I dont think my dream was a negative dream but it wasnt really a cool dream either, it was just sortof random stuff going on

----------


## lord soth

> I don't think I've ever had that problem, but I've experienced trying to shout for someone, and only being able to produce a hoarse whisper. I have a feeling it's the same kind of thing. [/b]



same here! i always go lucid after those nightmares... because i cant scream at the top of my lungs... its like my subconscious is playing a movie for me, but wants me to shut up so it can get some sleep or something...

----------


## electronmaster

Yeah i have had both those problems, the shouting and running, exactly as you described.

----------


## Placebo

Yep, I used to have it a lot as a child - especially when having to defend myself (Throwing a punch feels like you're underwater)

As discussed,  I think it's all to do with negative emotion, just like most other nightmares.

----------


## Dagonis

I used to have that problem as well but it hasn't happened for about a year.
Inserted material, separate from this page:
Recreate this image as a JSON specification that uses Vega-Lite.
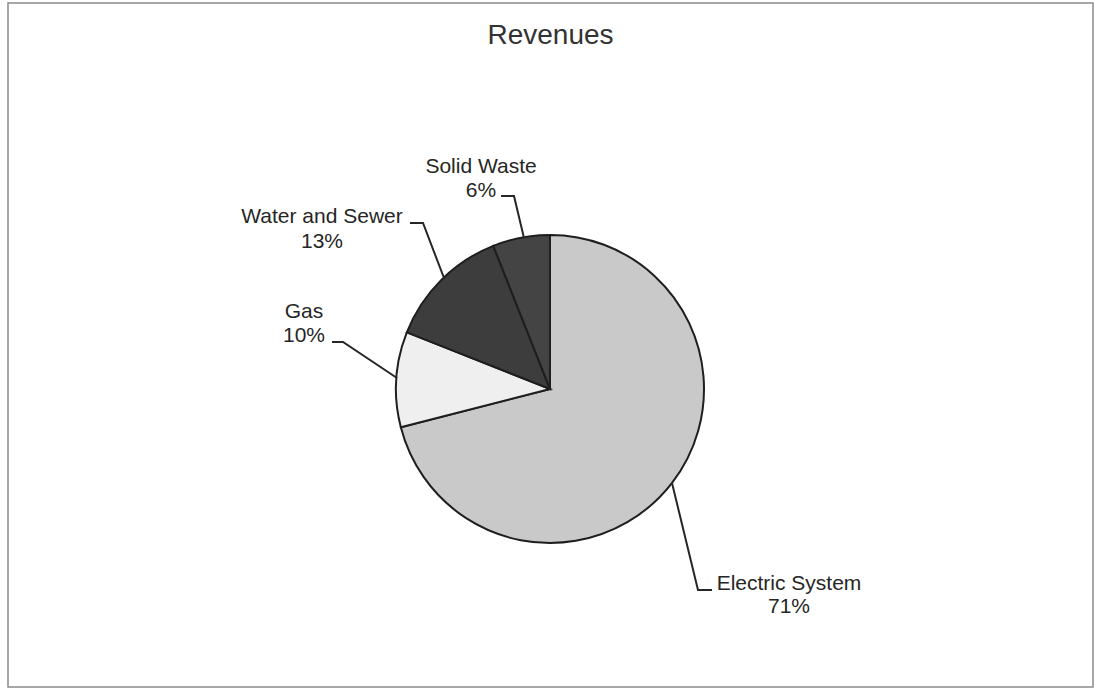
{
  "$schema": "https://vega.github.io/schema/vega-lite/v6.json",
  "autosize": {"type": "none"},
  "padding": {"left": 8, "top": 3, "right": 1, "bottom": 4},
  "width": 1085,
  "height": 684,
  "background": "white",
  "config": {
    "view": {"stroke": "#8a8a8a", "strokeWidth": 1.5},
    "font": "Liberation Sans"
  },
  "title": {
    "text": "Revenues",
    "fontSize": 28,
    "fontWeight": "normal",
    "font": "Liberation Sans",
    "color": "#333333",
    "anchor": "middle",
    "baseline": "alphabetic",
    "offset": -41,
    "dy": 28
  },
  "layer": [
    {
      "data": {"values": [
        {"category": "Electric System", "value": 71, "ord": 1, "cx": 0, "cy": 0},
        {"category": "Gas", "value": 10, "ord": 2, "cx": 0, "cy": 0},
        {"category": "Water and Sewer", "value": 13, "ord": 3, "cx": 0, "cy": 0},
        {"category": "Solid Waste", "value": 6, "ord": 4, "cx": 0, "cy": 0}
      ]},
      "mark": {"type": "arc", "outerRadius": 154, "stroke": "#1e1e1e", "strokeWidth": 2},
      "encoding": {
        "x": {"field": "cx", "type": "quantitative", "scale": {"domain": [-542, 543], "nice": false, "zero": false}, "axis": null},
        "y": {"field": "cy", "type": "quantitative", "scale": {"domain": [-298, 386], "nice": false, "zero": false}, "axis": null},
        "theta": {"field": "value", "type": "quantitative", "stack": true},
        "order": {"field": "ord", "type": "quantitative"},
        "color": {
          "field": "category", "type": "nominal",
          "scale": {"domain": ["Electric System", "Gas", "Water and Sewer", "Solid Waste"],
                    "range": ["#c9c9c9", "#efefef", "#3d3d3d", "#444444"]},
          "legend": null
        }
      }
    },
    {
      "data": {"values": [
        {"seg": "Solid Waste", "i": 1, "x": -49, "y": 193},
        {"seg": "Solid Waste", "i": 2, "x": -36, "y": 193},
        {"seg": "Solid Waste", "i": 3, "x": -26, "y": 151},
        {"seg": "Water and Sewer", "i": 1, "x": -140, "y": 166},
        {"seg": "Water and Sewer", "i": 2, "x": -127, "y": 166},
        {"seg": "Water and Sewer", "i": 3, "x": -106, "y": 111},
        {"seg": "Gas", "i": 1, "x": -218, "y": 47},
        {"seg": "Gas", "i": 2, "x": -207, "y": 47},
        {"seg": "Gas", "i": 3, "x": -153, "y": 11},
        {"seg": "Electric System", "i": 1, "x": 122, "y": -94},
        {"seg": "Electric System", "i": 2, "x": 148, "y": -201},
        {"seg": "Electric System", "i": 3, "x": 162, "y": -201}
      ]},
      "mark": {"type": "line", "color": "#262626", "strokeWidth": 2},
      "encoding": {
        "x": {"field": "x", "type": "quantitative"},
        "y": {"field": "y", "type": "quantitative"},
        "detail": {"field": "seg", "type": "nominal"},
        "order": {"field": "i", "type": "quantitative"}
      }
    },
    {
      "data": {"values": [
        {"text": "Solid Waste", "x": -69, "y": 216},
        {"text": "6%", "x": -69, "y": 192},
        {"text": "Water and Sewer", "x": -228, "y": 166},
        {"text": "13%", "x": -228, "y": 141},
        {"text": "Gas", "x": -246, "y": 71},
        {"text": "10%", "x": -246, "y": 47},
        {"text": "Electric System", "x": 239, "y": -201},
        {"text": "71%", "x": 239, "y": -224}
      ]},
      "mark": {"type": "text", "fontSize": 21, "font": "Liberation Sans", "color": "#262626", "align": "center", "baseline": "alphabetic"},
      "encoding": {
        "x": {"field": "x", "type": "quantitative"},
        "y": {"field": "y", "type": "quantitative"},
        "text": {"field": "text", "type": "nominal"}
      }
    }
  ]
}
For me I would try to run but my legs would feel like they were bogged down in mud and my upper body would lean really far forward and I have to look up to see ahead of me. I would lean so far that I should not be able to keep my balance but for some reason I didn't fall. Unlike everyone else that's posted so far I've ran slow even when not afraid of something. For example I had a dream a girl that challenged me to a race but I couldn't run fast so she beat me horribly.

----------


## Raven

lol. I have that problem too! but i just kept on running...in slow-motion. Sometimes i get kinda pissed, sometimes i dont notice that. flying is much faster....i guess...  :tongue2:

----------


## dreamphoenix

most of my non lucid dreams have been about escaping from various things and many times I cant run. But since I've been having these dreams for years now I've come up with a substitute.  In my dreams, instead of running, I've taken to jumping. For some reason its much easier for me to jump high and long distances. This has become the way my dreams always help me escape. It is also my most used dream sign.  Even though my dreams now do it naturally, you may find that it could help you too. Anyways thats the way I overcome not being able to run in my dreams. 
P.S.  if you happen to have dreams often where you cant run... maybe try making that one of your dream signs.  Just keep telling yourself in the waking world  "If I cant run, this must be a dream."     Catch ya on the flip side.

----------


## O-Nieronaut

I used to have the running problem all the time, but something primal in me kicked in one night. I was trying to run, and started leaning forward, like Dagonis did, when I just put my hands down. I can run like an ape now, on all fours, faster than I can drive in my dreams! I just feel myself pulling the ground underneath me, and it's like "oh yeah, THAT'S how I'm supposed to run!" Maybe it's an evolutionary throwback or something. Try it, it's more fun than you can imagine! :yumdumdoodledum:

----------


## themindsi

I don't have problems really with running, but in association with that- whenver I'm in a regular dream I can't fight!  I've been in alot of fights in real life (certified ass kicker right here  :wink2:  ) and whenever i have a dream where I'm in danger or someone is attacking me I just can NOT seem to fight back.  It's like I'm gumby and my fists just mush against them doing no harm.  It's sooo annoying, I hate it!  A few friends of mine have the same problem, anybody here?

----------


## O-Nieronaut

Any altercations in my dreams tend to take the form of a sword fight, and I can certainly hold my own in such a case. It's interesting -- I usualy find myself in a first-person perspective in my dreams, but when I sword fight, it is even more so, like I'm _more_ inside myself.

----------


## Placebo

I ended up sword fighting with my boss as well... haha. quite fun actually.
But after the fight, the swords were just plastic..  :tongue2:

----------


## dreamphoenix

Yeah, I've had times where, in the dream world, all my best shots seemed like I was just hitting a pillow. Also not being able to put much effort behind the punch, like I was under water. The problem happens because while we are dreaming, our bodies are in sleep paralysis. So our dream bodies have problems moving because our real bodies cant move. Hope that helps.

----------


## Dagonis

Sometimes my punches in dreams are funny. Delayed reaction punch like I hit them then they sit there looking all surprized then a shockwave forms and sends them flying. Sort of looks like the wierd waves that show up during bullettime in the matrix. When it happens it's always a one-hitter-quitter too.

----------


## LucidLife

Your not alone on both topics, I have problems sometimes with running and punching.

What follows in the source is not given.